## AIM
Each line of the material must be repeated precisely, with the pictures left out.

## DATA SHOWN
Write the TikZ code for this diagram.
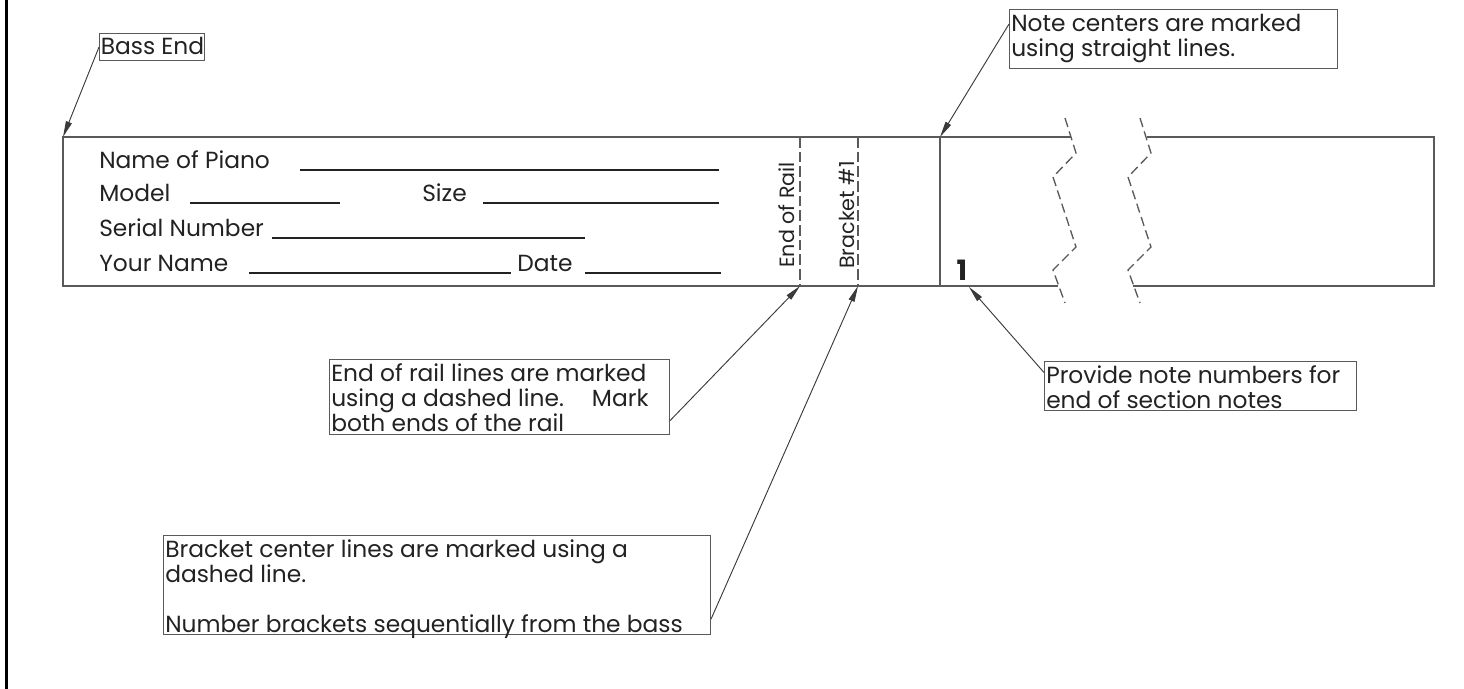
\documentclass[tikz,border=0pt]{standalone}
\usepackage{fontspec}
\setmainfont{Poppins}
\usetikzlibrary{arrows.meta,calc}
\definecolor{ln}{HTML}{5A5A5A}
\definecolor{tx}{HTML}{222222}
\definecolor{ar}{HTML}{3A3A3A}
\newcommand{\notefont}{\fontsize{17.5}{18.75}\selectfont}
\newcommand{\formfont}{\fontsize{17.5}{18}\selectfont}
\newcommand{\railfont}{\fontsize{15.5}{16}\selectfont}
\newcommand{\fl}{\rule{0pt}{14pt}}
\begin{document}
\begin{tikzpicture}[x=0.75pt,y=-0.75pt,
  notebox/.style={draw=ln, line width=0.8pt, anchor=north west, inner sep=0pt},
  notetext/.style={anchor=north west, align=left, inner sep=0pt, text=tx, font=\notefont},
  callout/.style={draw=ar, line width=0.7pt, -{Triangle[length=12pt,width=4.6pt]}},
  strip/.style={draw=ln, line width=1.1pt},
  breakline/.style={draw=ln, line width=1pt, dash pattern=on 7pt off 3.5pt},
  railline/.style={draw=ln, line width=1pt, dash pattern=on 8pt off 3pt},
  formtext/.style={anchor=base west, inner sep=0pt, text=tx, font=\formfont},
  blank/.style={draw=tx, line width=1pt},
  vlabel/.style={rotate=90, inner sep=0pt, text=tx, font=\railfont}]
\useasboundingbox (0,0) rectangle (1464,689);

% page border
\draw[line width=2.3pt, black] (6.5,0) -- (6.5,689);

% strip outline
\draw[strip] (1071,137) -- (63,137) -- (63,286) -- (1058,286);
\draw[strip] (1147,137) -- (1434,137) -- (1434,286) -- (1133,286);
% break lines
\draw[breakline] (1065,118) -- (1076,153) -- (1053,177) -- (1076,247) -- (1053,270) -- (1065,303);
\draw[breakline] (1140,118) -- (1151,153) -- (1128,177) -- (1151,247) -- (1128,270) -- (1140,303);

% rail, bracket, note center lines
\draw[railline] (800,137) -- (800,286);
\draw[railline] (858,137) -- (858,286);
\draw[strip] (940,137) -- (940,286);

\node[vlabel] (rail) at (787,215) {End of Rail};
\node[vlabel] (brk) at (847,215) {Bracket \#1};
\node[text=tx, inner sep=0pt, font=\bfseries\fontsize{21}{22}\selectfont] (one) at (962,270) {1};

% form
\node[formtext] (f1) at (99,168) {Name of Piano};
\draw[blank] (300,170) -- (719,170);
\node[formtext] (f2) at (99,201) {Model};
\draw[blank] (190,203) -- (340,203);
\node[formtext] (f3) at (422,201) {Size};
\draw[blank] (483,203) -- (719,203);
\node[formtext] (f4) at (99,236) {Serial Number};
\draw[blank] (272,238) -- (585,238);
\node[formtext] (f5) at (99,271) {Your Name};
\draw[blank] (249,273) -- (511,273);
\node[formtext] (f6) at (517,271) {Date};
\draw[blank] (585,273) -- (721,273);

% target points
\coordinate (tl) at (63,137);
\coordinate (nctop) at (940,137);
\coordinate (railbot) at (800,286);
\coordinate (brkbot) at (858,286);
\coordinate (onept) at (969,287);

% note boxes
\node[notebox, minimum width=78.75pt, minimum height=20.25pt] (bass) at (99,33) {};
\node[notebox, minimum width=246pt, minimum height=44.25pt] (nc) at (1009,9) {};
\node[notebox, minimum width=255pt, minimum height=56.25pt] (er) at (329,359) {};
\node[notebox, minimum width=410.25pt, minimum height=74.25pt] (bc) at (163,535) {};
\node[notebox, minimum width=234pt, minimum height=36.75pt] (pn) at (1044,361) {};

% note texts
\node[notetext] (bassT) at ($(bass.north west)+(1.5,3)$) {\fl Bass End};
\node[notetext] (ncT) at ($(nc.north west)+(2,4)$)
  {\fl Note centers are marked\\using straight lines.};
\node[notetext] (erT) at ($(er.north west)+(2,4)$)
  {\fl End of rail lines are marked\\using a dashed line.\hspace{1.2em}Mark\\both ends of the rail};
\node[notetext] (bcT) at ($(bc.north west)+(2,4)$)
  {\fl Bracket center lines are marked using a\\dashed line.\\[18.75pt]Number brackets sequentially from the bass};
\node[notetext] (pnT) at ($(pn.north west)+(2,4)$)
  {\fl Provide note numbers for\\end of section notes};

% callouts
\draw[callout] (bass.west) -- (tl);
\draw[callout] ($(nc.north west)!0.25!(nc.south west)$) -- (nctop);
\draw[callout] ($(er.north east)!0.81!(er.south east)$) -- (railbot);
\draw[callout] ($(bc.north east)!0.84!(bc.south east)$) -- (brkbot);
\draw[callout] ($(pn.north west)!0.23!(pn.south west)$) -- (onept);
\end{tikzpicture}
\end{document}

## RESPONSE
Write the TikZ code for this diagram.
\documentclass[tikz,border=0pt]{standalone}
\usepackage{fontspec}
\setmainfont{Poppins}
\usetikzlibrary{arrows.meta,calc}
\definecolor{ln}{HTML}{5A5A5A}
\definecolor{tx}{HTML}{222222}
\definecolor{ar}{HTML}{3A3A3A}
\newcommand{\notefont}{\fontsize{17.5}{18.75}\selectfont}
\newcommand{\formfont}{\fontsize{17.5}{18}\selectfont}
\newcommand{\railfont}{\fontsize{15.5}{16}\selectfont}
\newcommand{\fl}{\rule{0pt}{14pt}}
\begin{document}
\begin{tikzpicture}[x=0.75pt,y=-0.75pt,
  notebox/.style={draw=ln, line width=0.8pt, anchor=north west, inner sep=0pt},
  notetext/.style={anchor=north west, align=left, inner sep=0pt, text=tx, font=\notefont},
  callout/.style={draw=ar, line width=0.7pt, -{Triangle[length=12pt,width=4.6pt]}},
  strip/.style={draw=ln, line width=1.1pt},
  breakline/.style={draw=ln, line width=1pt, dash pattern=on 7pt off 3.5pt},
  railline/.style={draw=ln, line width=1pt, dash pattern=on 8pt off 3pt},
  formtext/.style={anchor=base west, inner sep=0pt, text=tx, font=\formfont},
  blank/.style={draw=tx, line width=1pt},
  vlabel/.style={rotate=90, inner sep=0pt, text=tx, font=\railfont}]
\useasboundingbox (0,0) rectangle (1464,689);

% page border
\draw[line width=2.3pt, black] (6.5,0) -- (6.5,689);

% strip outline
\draw[strip] (1071,137) -- (63,137) -- (63,286) -- (1058,286);
\draw[strip] (1147,137) -- (1434,137) -- (1434,286) -- (1133,286);
% break lines
\draw[breakline] (1065,118) -- (1076,153) -- (1053,177) -- (1076,247) -- (1053,270) -- (1065,303);
\draw[breakline] (1140,118) -- (1151,153) -- (1128,177) -- (1151,247) -- (1128,270) -- (1140,303);

% rail, bracket, note center lines
\draw[railline] (800,137) -- (800,286);
\draw[railline] (858,137) -- (858,286);
\draw[strip] (940,137) -- (940,286);

\node[vlabel] (rail) at (787,215) {End of Rail};
\node[vlabel] (brk) at (847,215) {Bracket \#1};
\node[text=tx, inner sep=0pt, font=\bfseries\fontsize{21}{22}\selectfont] (one) at (962,270) {1};

% form
\node[formtext] (f1) at (99,168) {Name of Piano};
\draw[blank] (300,170) -- (719,170);
\node[formtext] (f2) at (99,201) {Model};
\draw[blank] (190,203) -- (340,203);
\node[formtext] (f3) at (422,201) {Size};
\draw[blank] (483,203) -- (719,203);
\node[formtext] (f4) at (99,236) {Serial Number};
\draw[blank] (272,238) -- (585,238);
\node[formtext] (f5) at (99,271) {Your Name};
\draw[blank] (249,273) -- (511,273);
\node[formtext] (f6) at (517,271) {Date};
\draw[blank] (585,273) -- (721,273);

% target points
\coordinate (tl) at (63,137);
\coordinate (nctop) at (940,137);
\coordinate (railbot) at (800,286);
\coordinate (brkbot) at (858,286);
\coordinate (onept) at (969,287);

% note boxes
\node[notebox, minimum width=78.75pt, minimum height=20.25pt] (bass) at (99,33) {};
\node[notebox, minimum width=246pt, minimum height=44.25pt] (nc) at (1009,9) {};
\node[notebox, minimum width=255pt, minimum height=56.25pt] (er) at (329,359) {};
\node[notebox, minimum width=410.25pt, minimum height=74.25pt] (bc) at (163,535) {};
\node[notebox, minimum width=234pt, minimum height=36.75pt] (pn) at (1044,361) {};

% note texts
\node[notetext] (bassT) at ($(bass.north west)+(1.5,3)$) {\fl Bass End};
\node[notetext] (ncT) at ($(nc.north west)+(2,4)$)
  {\fl Note centers are marked\\using straight lines.};
\node[notetext] (erT) at ($(er.north west)+(2,4)$)
  {\fl End of rail lines are marked\\using a dashed line.\hspace{1.2em}Mark\\both ends of the rail};
\node[notetext] (bcT) at ($(bc.north west)+(2,4)$)
  {\fl Bracket center lines are marked using a\\dashed line.\\[18.75pt]Number brackets sequentially from the bass};
\node[notetext] (pnT) at ($(pn.north west)+(2,4)$)
  {\fl Provide note numbers for\\end of section notes};

% callouts
\draw[callout] (bass.west) -- (tl);
\draw[callout] ($(nc.north west)!0.25!(nc.south west)$) -- (nctop);
\draw[callout] ($(er.north east)!0.81!(er.south east)$) -- (railbot);
\draw[callout] ($(bc.north east)!0.84!(bc.south east)$) -- (brkbot);
\draw[callout] ($(pn.north west)!0.23!(pn.south west)$) -- (onept);
\end{tikzpicture}
\end{document}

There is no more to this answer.